In this post – 5 Steps to Restart, Recharge and Revive Your Marketing Right Now! – I introduced an aggressive initiative to help any business owner struggling to stay on plan with their marketing for the year. The idea is to take the mid-point of the year and get a fresh restart.

While the previous post kicked off the idea today’s post 1 of 5 Summer Restart is meant to get us down to business.

Ready to cover the five steps to restart your marketing plan for the year?

Oh, side note – I love summer – I embrace the heat and here in the Midwest the humidity – so since we are talking about restarting your plan as Summer kicks in I thought I would give this entire series a Summer motif. Thus the watermelon in the image above.

Step one – Refocus your message

Matching your message to your ideal client is pretty much everything when it comes to marketing these days. Think about you – you’ve got about five seconds to get and keep someone’s attention and you can’t waste that precious time with a message that doesn’t connect.

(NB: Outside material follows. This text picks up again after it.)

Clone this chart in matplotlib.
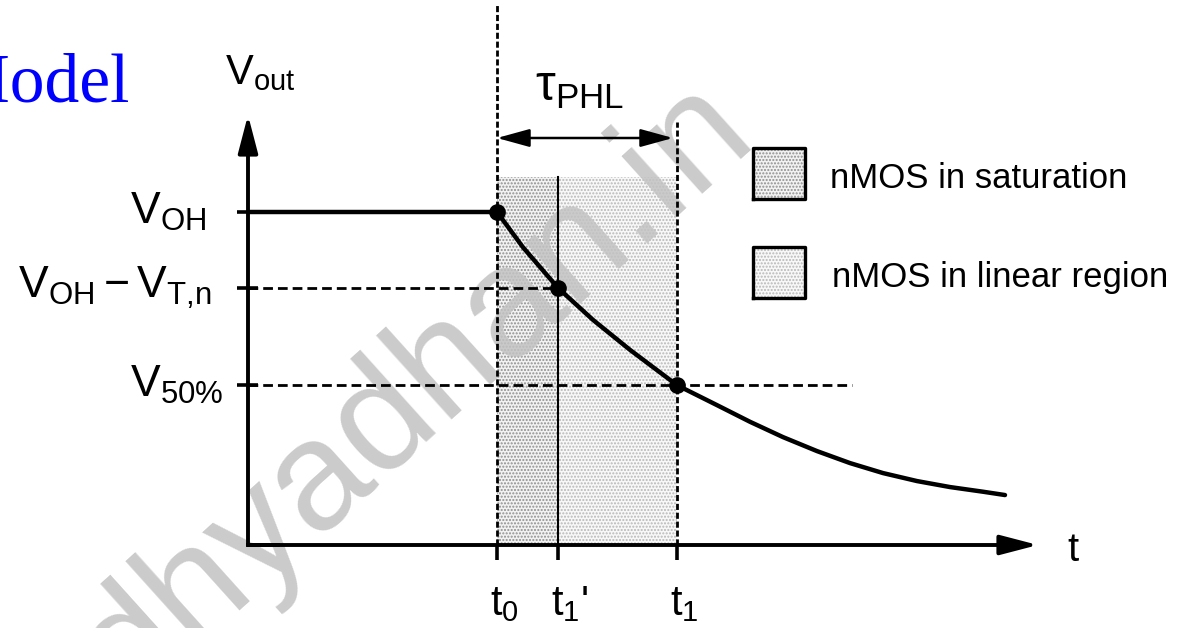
import numpy as np
import matplotlib
matplotlib.use("Agg")
import matplotlib.pyplot as plt

plt.rcParams['font.family'] = ['Liberation Sans', 'DejaVu Sans']
plt.rcParams['mathtext.fontset'] = 'custom'
plt.rcParams['mathtext.rm'] = 'Liberation Sans'
plt.rcParams['mathtext.it'] = 'Liberation Sans:italic'
plt.rcParams['hatch.linewidth'] = 1.0

# DATOS (t en unidades arbitrarias, V en voltios)
t_marks = [2.49, 3.10, 4.29]            # t0, t1', t1
t_labels = [r'$\mathrm{t_0}$', r"$\mathrm{t_1}$'", r'$\mathrm{t_1}$']
v_levels = [5.0, 3.86, 2.40]            # VOH, VOH-VTn, V50%
v_labels = [r'$\mathrm{V_{OH}}$', r'$\mathrm{V_{OH}-V_{T{,}n}}$', r'$\mathrm{V_{50\%}}$']

curve_t = [0.0, 2.49, 2.75, 3.10, 3.45, 3.82, 4.29, 4.69, 5.02, 5.35,
           5.69, 6.02, 6.35, 6.69, 7.02, 7.35, 7.57]
curve_v = [5.0, 5.0, 4.47, 3.86, 3.38, 2.93, 2.40, 2.10, 1.85, 1.62,
           1.41, 1.23, 1.08, 0.96, 0.87, 0.80, 0.75]

legend_labels = ['nMOS in saturation', 'nMOS in linear region']

# escala: 100 px por unidad de t, 66.6 px por voltio, origen en (248, 545) px
sx, sy = 100.0, 66.6
def P(x, y):
    return ((x - 248) / sx, (545 - y) / sy)

fig = plt.figure(figsize=(11.84, 6.28), dpi=100)
ax = fig.add_axes([0, 0, 1, 1])
ax.set_xlim(P(0, 0)[0], P(1184, 0)[0])
ax.set_ylim(P(0, 628)[1], P(0, 0)[1])
ax.axis('off')

t0, t1p, t1 = t_marks
shade_top = P(0, 177)[1]
shades = [('#f2f2f2', '#8e8e8e'), ('#f8f8f8', '#b8b8b8')]

# regiones sombreadas
for (xa, xb), (fc, ec) in zip([(t0, t1p), (t1p, t1)], shades):
    ax.fill_between([xa, xb], 0, shade_top, facecolor=fc, hatch='.....',
                    edgecolor=ec, linewidth=0, zorder=1)

# marca de agua
x, y = P(758, 138)
ax.text(x, y, 'dhyadhan.in', rotation=42, rotation_mode='anchor', ha='right',
        va='baseline', fontsize=112, color='#c2c2c2', alpha=0.85, zorder=2)

# ejes con flechas
arrow = dict(arrowstyle='-|>,head_length=2.3,head_width=0.6', lw=2.8, color='k',
             shrinkA=0, shrinkB=0, mutation_scale=10)
ax.annotate('', xy=(0, P(0, 115)[1]), xytext=(0, 0), arrowprops=arrow, zorder=5)
ax.annotate('', xy=(P(1038, 0)[0], 0), xytext=(0, 0), arrowprops=arrow, zorder=5)
ax.plot([0, 0.3], [0, 0], color='k', lw=2.8, solid_capstyle='projecting', zorder=5)

# ticks
ax.vlines(t_marks, P(0, 560)[1], 0, color='k', lw=2.6, zorder=5)
ax.hlines(v_levels, P(237, 0)[0], P(258, 0)[0], color='k', lw=2.6, zorder=5)

# lineas guia
ax.plot([t0, t0], [0, P(0, 5)[1]], color='k', lw=2.0, ls=(0, (2.2, 1.0)), zorder=3)
ax.plot([t1, t1], [0, P(0, 122)[1]], color='k', lw=2.0, ls=(0, (2.2, 1.0)), zorder=3)
ax.plot([t1p, t1p], [0, shade_top], color='k', lw=1.5, zorder=3)
ax.plot([0, t1p], [v_levels[1]] * 2, color='k', lw=2.0, ls=(0, (3.5, 1.8)), zorder=3)
ax.plot([0, P(852, 0)[0]], [v_levels[2]] * 2, color='k', lw=2.0, ls=(0, (3.5, 1.8)), zorder=3)

# curva Vout
ax.plot(curve_t, curve_v, color='k', lw=3.2, solid_capstyle='round', zorder=6)
ax.plot(t_marks, [curve_v[curve_t.index(t)] for t in t_marks], 'o', color='k',
        markersize=11, zorder=7)

# tau_PHL
ax.annotate('', xy=(t1 - 0.04, P(0, 138)[1]), xytext=(t0, P(0, 138)[1]),
            arrowprops=dict(arrowstyle='<|-|>,head_length=2.0,head_width=0.55',
                            lw=1.8, color='k', shrinkA=0, shrinkB=0, mutation_scale=10),
            zorder=5)
x, y = P(580, 88)
ax.text(x, y, r'$\mathrm{\tau_{PHL}}$', fontsize=36, ha='center', va='center')

# etiquetas
for lab, v, xl in zip(v_labels, v_levels, [130, 18, 130]):
    ax.text(P(xl, 0)[0], v, lab, fontsize=32, ha='left', va='center')
for lab, t in zip(t_labels, t_marks):
    ax.text(t - 0.07, P(0, 604)[1], lab, fontsize=30, ha='left', va='center')
x, y = P(225, 73)
ax.text(x, y, r'$\mathrm{V_{out}}$', fontsize=30, ha='left', va='center')
x, y = P(1073, 550)
ax.text(x, y, 't', fontsize=29, ha='center', va='center')

# leyenda
for i, (lab, (fc, ec)) in enumerate(zip(legend_labels, shades)):
    ytop = 148 + i * 99
    x0, y0 = P(753, ytop + 51)
    x1, y1 = P(805, ytop)
    ax.fill_between([x0, x1], y0, y1, facecolor=fc, hatch='.....', edgecolor=ec,
                    linewidth=0, zorder=3)
    ax.plot([x0, x1, x1, x0, x0], [y0, y0, y1, y1, y0], color='k', lw=2.4, zorder=4)
    tx, ty = P(830 + 2 * i, ytop + 31)
    ax.text(tx, ty, lab, fontsize=25, ha='left', va='center')

# titulo cortado en el borde (como en la imagen original)
x, y = P(-52, 102)
ax.text(x, y, 'Model', fontsize=50, family='Liberation Serif', color='#0000ff',
        ha='left', va='baseline')

plt.savefig('out.png', dpi=100)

A message that connects is one that clearly talks about what your ideal client wants more than anything else in the world – and what is that?

They want to solve their problems.

In many ways, they will never care about your awesome plan to do XY and Z if you don’t first and foremost let them know that you understand what they really, really want.

Hint: Nobody really, really wants what you sell – they want their problems solved – period.

So, for today, here’s your assignment.

Make a list of the problems you solve for the clients you help the most.

If you’re having trouble thinking about your client’s problems, think a bit about the things they tell you. (Some might call it the things they whine about – I would never, but some might.)

For example, a lot my prospective clients might say things like – I just want the phone to ring more.

So I don’t sell marketing services or SEO or even consulting – all you need to know about what I do is that I make the phone ring – end of story.

Another example, a tree service: They might have the best equipment and most highly skilled crews but all their customers seem to care about is that they show up when they say they will and clean up when they are done.

So that’s the promise they need to promote. The rest is an expectation – I mean doesn’t everyone in the tree business have highly skilled technicians.

That’s it – that’s how you refocus your message so it’s no longer about you and your amazing products and services and it’s all about your amazing clients and the problems they want to be solved.

Creating trigger phrases

In the past, I’ve referred to these kinds of statements as trigger phrases.